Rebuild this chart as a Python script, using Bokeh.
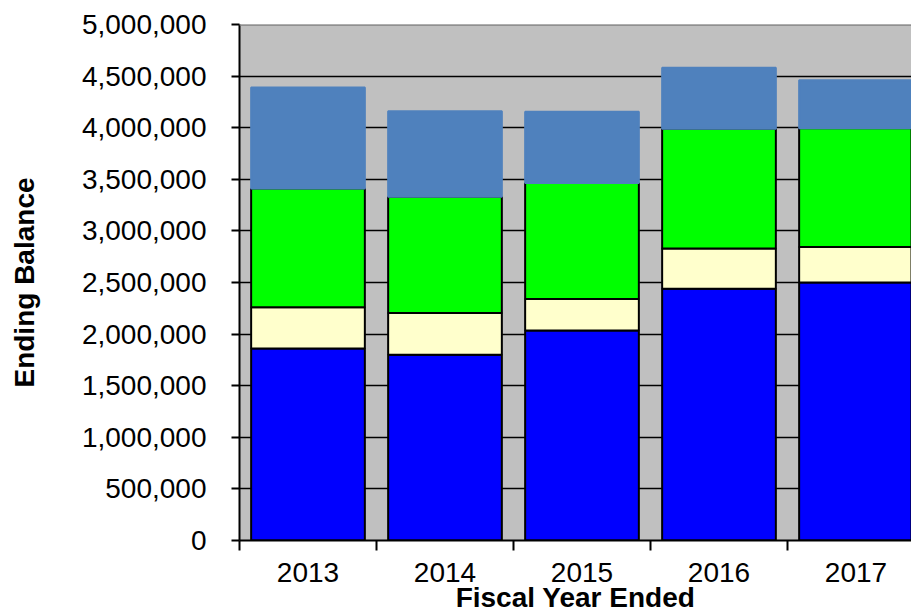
from bokeh.plotting import figure
from bokeh.models import ColumnDataSource, FixedTicker, NumeralTickFormatter, Range1d, Span
from bokeh.embed import file_html
from bokeh.resources import INLINE

# ---- data ----
years = ["2013", "2014", "2015", "2016", "2017"]
seg_blue = [1860000, 1800000, 2035000, 2440000, 2500000]
seg_cream = [400000, 405000, 305000, 390000, 345000]
seg_green = [1150000, 1125000, 1125000, 1160000, 1150000]
seg_steel = [980000, 830000, 690000, 590000, 465000]
y_ticks = [0, 500000, 1000000, 1500000, 2000000, 2500000, 3000000, 3500000, 4000000, 4500000, 5000000]
y_title = "Ending Balance"
x_title = "Fiscal Year Ended"

x_pos = [i + 0.5 for i in range(len(years))]
source = ColumnDataSource(dict(x=x_pos, blue=seg_blue, cream=seg_cream, green=seg_green, steel=seg_steel))

FONT = "Liberation Sans"
CAT_PX = 137  # pixel width of one category slot

p = figure(width=911, height=615, output_backend="svg", toolbar_location=None,
           x_range=Range1d(0, 672 / CAT_PX), y_range=Range1d(0, 5000000),
           min_border_left=239, min_border_right=0, min_border_top=24, min_border_bottom=75)

p.background_fill_color = "#C0C0C0"
p.border_fill_color = "white"
p.outline_line_color = None

p.vbar_stack(["blue", "cream", "green", "steel"], x="x", width=0.83, source=source,
             fill_color=["#0000FF", "#FFFFCC", "#00FF00", "#4F81BD"],
             line_color=["black", "black", "black", "#4F81BD"], line_width=2)

# grid
p.xgrid.visible = False
p.ygrid.grid_line_color = "black"
p.ygrid.grid_line_width = 1.5
p.ygrid.ticker = FixedTicker(ticks=y_ticks[:-1])
p.add_layout(Span(location=5000000, dimension="width", line_color="#808080", line_width=2.5))

# y axis
p.yaxis.ticker = FixedTicker(ticks=y_ticks)
p.yaxis.formatter = NumeralTickFormatter(format="0,0")
p.yaxis.axis_line_color = "black"
p.yaxis.axis_line_width = 2
p.yaxis.major_tick_line_color = "black"
p.yaxis.major_tick_line_width = 2
p.yaxis.major_tick_out = 8
p.yaxis.major_tick_in = 0
p.yaxis.minor_tick_line_color = None
p.yaxis.major_label_text_font = FONT
p.yaxis.major_label_text_font_size = "28px"
p.yaxis.major_label_text_color = "black"
p.yaxis.major_label_standoff = 25
p.yaxis.axis_label = y_title
p.yaxis.axis_label_text_font = FONT
p.yaxis.axis_label_text_font_style = "bold"
p.yaxis.axis_label_text_font_size = "28px"
p.yaxis.axis_label_text_color = "black"
p.yaxis.axis_label_standoff = 39

# x axis
p.xaxis.ticker = FixedTicker(ticks=x_pos, minor_ticks=list(range(len(years) + 1)))
p.xaxis.major_label_overrides = {x: y for x, y in zip(x_pos, years)}
p.xaxis.axis_line_color = "black"
p.xaxis.axis_line_width = 2
p.xaxis.major_tick_line_color = None
p.xaxis.major_tick_out = 10
p.xaxis.major_tick_in = 0
p.xaxis.minor_tick_line_color = "black"
p.xaxis.minor_tick_line_width = 2
p.xaxis.minor_tick_out = 10
p.xaxis.minor_tick_in = 0
p.xaxis.major_label_text_font = FONT
p.xaxis.major_label_text_font_size = "28px"
p.xaxis.major_label_text_color = "black"
p.xaxis.major_label_standoff = 12
p.xaxis.axis_label = x_title
p.xaxis.axis_label_text_font = FONT
p.xaxis.axis_label_text_font_style = "bold"
p.xaxis.axis_label_text_font_size = "28px"
p.xaxis.axis_label_text_color = "black"
p.xaxis.axis_label_standoff = -3

open("out.html", "w").write(file_html(p, INLINE))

EXERCISE INSTRUCTIONS » Omit every picture, then reproduce the rest of the listing exactly.

REPLY »
Rebuild this chart as a Python script, using Bokeh.
from bokeh.plotting import figure
from bokeh.models import ColumnDataSource, FixedTicker, NumeralTickFormatter, Range1d, Span
from bokeh.embed import file_html
from bokeh.resources import INLINE

# ---- data ----
years = ["2013", "2014", "2015", "2016", "2017"]
seg_blue = [1860000, 1800000, 2035000, 2440000, 2500000]
seg_cream = [400000, 405000, 305000, 390000, 345000]
seg_green = [1150000, 1125000, 1125000, 1160000, 1150000]
seg_steel = [980000, 830000, 690000, 590000, 465000]
y_ticks = [0, 500000, 1000000, 1500000, 2000000, 2500000, 3000000, 3500000, 4000000, 4500000, 5000000]
y_title = "Ending Balance"
x_title = "Fiscal Year Ended"

x_pos = [i + 0.5 for i in range(len(years))]
source = ColumnDataSource(dict(x=x_pos, blue=seg_blue, cream=seg_cream, green=seg_green, steel=seg_steel))

FONT = "Liberation Sans"
CAT_PX = 137  # pixel width of one category slot

p = figure(width=911, height=615, output_backend="svg", toolbar_location=None,
           x_range=Range1d(0, 672 / CAT_PX), y_range=Range1d(0, 5000000),
           min_border_left=239, min_border_right=0, min_border_top=24, min_border_bottom=75)

p.background_fill_color = "#C0C0C0"
p.border_fill_color = "white"
p.outline_line_color = None

p.vbar_stack(["blue", "cream", "green", "steel"], x="x", width=0.83, source=source,
             fill_color=["#0000FF", "#FFFFCC", "#00FF00", "#4F81BD"],
             line_color=["black", "black", "black", "#4F81BD"], line_width=2)

# grid
p.xgrid.visible = False
p.ygrid.grid_line_color = "black"
p.ygrid.grid_line_width = 1.5
p.ygrid.ticker = FixedTicker(ticks=y_ticks[:-1])
p.add_layout(Span(location=5000000, dimension="width", line_color="#808080", line_width=2.5))

# y axis
p.yaxis.ticker = FixedTicker(ticks=y_ticks)
p.yaxis.formatter = NumeralTickFormatter(format="0,0")
p.yaxis.axis_line_color = "black"
p.yaxis.axis_line_width = 2
p.yaxis.major_tick_line_color = "black"
p.yaxis.major_tick_line_width = 2
p.yaxis.major_tick_out = 8
p.yaxis.major_tick_in = 0
p.yaxis.minor_tick_line_color = None
p.yaxis.major_label_text_font = FONT
p.yaxis.major_label_text_font_size = "28px"
p.yaxis.major_label_text_color = "black"
p.yaxis.major_label_standoff = 25
p.yaxis.axis_label = y_title
p.yaxis.axis_label_text_font = FONT
p.yaxis.axis_label_text_font_style = "bold"
p.yaxis.axis_label_text_font_size = "28px"
p.yaxis.axis_label_text_color = "black"
p.yaxis.axis_label_standoff = 39

# x axis
p.xaxis.ticker = FixedTicker(ticks=x_pos, minor_ticks=list(range(len(years) + 1)))
p.xaxis.major_label_overrides = {x: y for x, y in zip(x_pos, years)}
p.xaxis.axis_line_color = "black"
p.xaxis.axis_line_width = 2
p.xaxis.major_tick_line_color = None
p.xaxis.major_tick_out = 10
p.xaxis.major_tick_in = 0
p.xaxis.minor_tick_line_color = "black"
p.xaxis.minor_tick_line_width = 2
p.xaxis.minor_tick_out = 10
p.xaxis.minor_tick_in = 0
p.xaxis.major_label_text_font = FONT
p.xaxis.major_label_text_font_size = "28px"
p.xaxis.major_label_text_color = "black"
p.xaxis.major_label_standoff = 12
p.xaxis.axis_label = x_title
p.xaxis.axis_label_text_font = FONT
p.xaxis.axis_label_text_font_style = "bold"
p.xaxis.axis_label_text_font_size = "28px"
p.xaxis.axis_label_text_color = "black"
p.xaxis.axis_label_standoff = -3

open("out.html", "w").write(file_html(p, INLINE))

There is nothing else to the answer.